Mettant à profit le confinement imposé pour produire une musique instrumentale, ce dernier se met à rédiger un récit, puis un scénario pour cristalliser le matériau brut qu’il avait à sa disposition. Uncle Acid nous propose donc à nouveau une séance de cinéma; Celui des Gialli et autres Poliziotteschi régnant sur les productions italiennes des années 70, où l’action et la violence animées par la vengeance, sont exacerbées et explicites. Les albums concept avec un thème central sont légions dans la discographie du groupe. Si de prime abord « Nell’Ora Blu » pourrait se lire comme la bande originale d’un film italien fictif, la minutie quasi maniaque et la passion pour ces sous-genres dont fait preuve Kevin Starrs, relève donc plus d’un hommage appuyé que du pastiche. A la manière d’un Tarantino, c’est un musicien, tout aussi crédible en réalisateur, qui compose ici une lettre d’amour à la musique et au cinéma de cette époque. A commencer par la pochette de l’album dont les aficionados du genre auront reconnu le tueur ganté au téléphone de « La Peur au Ventre » sorti en 1972.

Situé dans l’Italie des années 1970, « Nell’ Ora Blu » est un récit de vengeance classique dans lequel Giovanni Scarano, un fonctionnaire corrompu pille les caisses et met une ville et sa population à genoux. L’histoire détaille la chute de Scarano. « Ils (les habitants) engagent un voyou pour le faire », raconte Starrs. « Ils veulent en quelque sorte le torturer, pas vraiment lui faire mal physiquement, mais le torturer psychologiquement, à grand renfort d’appels téléphoniques, de harcèlement, de tout ce genre de choses, avant de l’attirer à la campagne et de l’achever. C’était un peu l’idée de gens qui, en dernier recours, pensent pouvoir s’en sortir, mais qui finissent par se faire rattraper ». Les séquences musicales plantant le décor sont donc entrecoupées de dialogues qui eux, développent l’intrigue.

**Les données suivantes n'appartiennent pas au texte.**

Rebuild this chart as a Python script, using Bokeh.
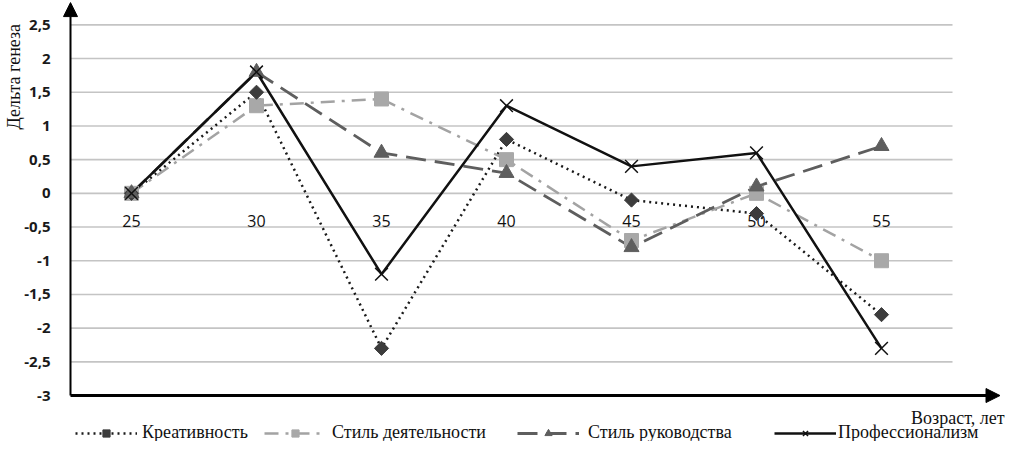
from bokeh.plotting import figure
from bokeh.models import Arrow, NormalHead, Label, Legend, LegendItem
from bokeh.core.properties import value
from bokeh.embed import file_html
from bokeh.resources import INLINE
import math

# ---- data ----
ages = [25, 30, 35, 40, 45, 50, 55]
age_labels = ["25", "30", "35", "40", "45", "50", "55"]
kreativnost = [0, 1.5, -2.3, 0.8, -0.1, -0.3, -1.8]
stil_deyat = [0, 1.3, 1.4, 0.5, -0.7, 0.0, -1.0]
stil_ruk = [0, 1.8, 0.6, 0.3, -0.8, 0.1, 0.7]
profi = [0, 1.8, -1.2, 1.3, 0.4, 0.6, -2.3]
y_ticks = [-3, -2.5, -2, -1.5, -1, -0.5, 0, 0.5, 1, 1.5, 2, 2.5]
y_tick_labels = ["-3", "-2,5", "-2", "-1,5", "-1", "-0,5", "0", "0,5", "1", "1,5", "2", "2,5"]
series_names = ["Креативность", "Стиль деятельности", "Стиль руководства", "Профессионализм"]
y_title = "Дельта генеза"
x_title = "Возраст, лет"

# view geometry (frame fills the whole canvas)
X_LO, X_HI = 19.76, 59.96
Y_LO, Y_HI = -3.682, 2.861
X_AXIS = 22.56          # where the value axis sits
Y_AXIS = -3.0           # where the category axis line sits
X_ARROW_END = 59.74
Y_ARROW_END = 2.83
GRID_END = 57.84

p = figure(width=1005, height=441, output_backend="svg", toolbar_location=None,
           x_range=(X_LO, X_HI), y_range=(Y_LO, Y_HI),
           min_border=0, min_border_left=0, min_border_right=0,
           min_border_top=0, min_border_bottom=0)
p.outline_line_color = None
p.xgrid.visible = False
p.ygrid.visible = False
p.xaxis.visible = False
p.yaxis.visible = False

# horizontal gridlines
p.segment(x0=[X_AXIS] * (len(y_ticks) - 1), x1=[GRID_END] * (len(y_ticks) - 1),
          y0=y_ticks[1:], y1=y_ticks[1:], line_color="#c4c4c4", line_width=1.6)

# axis lines with arrows
p.add_layout(Arrow(x_start=X_AXIS, y_start=Y_AXIS, x_end=X_AXIS, y_end=Y_ARROW_END,
                   line_width=2, line_color="black",
                   end=NormalHead(size=14, fill_color="black", line_color="black")))
p.add_layout(Arrow(x_start=X_AXIS, y_start=Y_AXIS, x_end=X_ARROW_END, y_end=Y_AXIS,
                   line_width=3, line_color="black",
                   end=NormalHead(size=14, fill_color="black", line_color="black")))

# y tick labels
p.text(x=[X_AXIS] * len(y_ticks), y=y_ticks, text=y_tick_labels, x_offset=-20,
       text_align="right", text_baseline="middle",
       text_font=value("Open Sans"), text_font_style="bold", text_font_size="15px",
       text_color="#1a1a1a")

# category labels along zero line
p.text(x=ages, y=[0] * len(ages), text=age_labels, y_offset=28,
       text_align="center", text_baseline="middle",
       text_font=value("Open Sans"), text_font_size="16px", text_color="#111111")

# series
l1 = p.line(ages, kreativnost, line_color="#1a1a1a", line_width=2.5, line_dash="2 4")
l2 = p.line(ages, stil_deyat, line_color="#a3a3a3", line_width=2.5, line_dash="14 7 3 7")
l3 = p.line(ages, stil_ruk, line_color="#5e5e5e", line_width=2.8, line_dash="20 9")
l4 = p.line(ages, profi, line_color="#111111", line_width=2.5)
m2 = p.scatter(ages, stil_deyat, marker="square", size=14, fill_color="#a8a8a8", line_color="#a8a8a8")
m1 = p.scatter(ages, kreativnost, marker="square", angle=math.pi / 4, size=10,
               fill_color="#3c3c3c", line_color="#3c3c3c")
m3 = p.scatter(ages, stil_ruk, marker="triangle", size=15, fill_color="#5e5e5e", line_color="#5e5e5e")
m4 = p.scatter(ages, profi, marker="x", size=18, line_color="#111111", line_width=1.5)

# titles
p.add_layout(Label(x=20.3, y=1.73, text=y_title, angle=math.pi / 2,
                   text_align="center", text_baseline="middle",
                   text_font="Liberation Serif", text_font_size="18px", text_color="#111111"))
p.add_layout(Label(x=59.92, y=-3.326, text=x_title, text_align="right", text_baseline="middle",
                   text_font="Liberation Serif", text_font_size="18px", text_color="#111111"))

# legend: one entry per block so each sits where the reference puts it
legend_rows = [(series_names[0], [l1, m1], 75, 5),
               (series_names[1], [l2, m2], 264, 6),
               (series_names[2], [l3, m3], 517, 9),
               (series_names[3], [l4, m4], 774, 2)]
for name, rends, lx, standoff in legend_rows:
    lg = Legend(items=[LegendItem(label=name, renderers=rends)],
                orientation="horizontal", location=(lx, -2),
                glyph_width=62, glyph_height=18, label_height=18, label_standoff=standoff,
                padding=0, margin=0, border_line_color=None, background_fill_alpha=0,
                label_text_font="Liberation Serif", label_text_font_size="18px",
                label_text_color="#111111")
    p.add_layout(lg, "center")

open("out.html", "w").write(file_html(p, INLINE))
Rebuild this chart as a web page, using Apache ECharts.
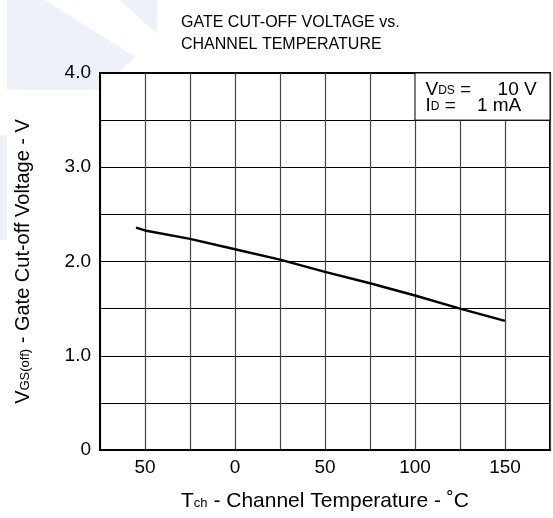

Et qui de mieux que les acteurs emblématiques de cette époque pour enregistrer à travers le combiné ces conversations ? Starrs réussit le pari de réunir sur une même oeuvre Franco « Django » Nero, le français Luc Merenda mais surtout l’icône du Giallo et muse de Mario Bava, l’actrice franco-italienne Edwige Fenech. Leur contribution, l’emploi de l’italien ainsi que la diffusion de leurs messages vocaux façon lo-fi procurent authenticité et respectabilité à l’ouvrage. Bien sûr la barrière de la langue est réelle mais il s’agit essentiellement de s’imprégner d’une ambiance d’un film se déroulant virtuellement devant nous. L’accent est davantage mis sur l’imaginaire et la culture cinéphile que sur les subtilités de l’intrigue. La musique se confond naturellement avec cette dernière et l’auditeur est emporté par le sens de la dramaturgie de UA&TD.

Et là aussi, Starrs, en fin connaisseur, s’inspire des plus grands ténors des BO de l’époque: « Il Sole Sorge Sempre » rappelle le rock prog chargé de synthétiseurs du groupe Italien Goblin, tout comme « Vendetta (Tema) » qu’on jurerait sortie de Suspiria; la visqueuse et lugubre« Resti Umani » aurait pu être écrite par Riz Ortolani ou Fabio Frizzi; les voix cristallines et enfantines qui parsèment l’album évoquent la bande originale de « Chi L’ha Vista Morire ? » du grand Ennio Morricone. D’ailleurs c’est tout l’art du maître qui transpire dans les partitions plus aériennes et jazzy de cet album. Mais qu’on ne s’y méprenne pas, c’est bel et bien UA&TD que l’on retrouve magistralement dans ce « Nell’Ora Blu ». « Giustizia Di Strada – Lavora Fino Alla Morte », « La Vipera » ou « Solo la Morte to Ammanetta » nous ramène en terrain familier et « Pomeriggio di Novembre Nel Parco – Occhi che Osservano » est certainement l’un des plus beau morceau de la discographie d’UA&TD.

Oui, Uncle Acid le sait : vous n’écoutez pas du doom toute la journée. Il fait étalage ici de toute sa riche culture cinématographique pour proposer un inestimable voyage à travers le temps et votre imaginaire de cinéphile. Cet album est à l’image des films dont il s’inspire: L’intrigue importait peu, c’est une esthétique et une atmosphère qui prédominaient. Celles que tout passionné de genre recherche avant tout.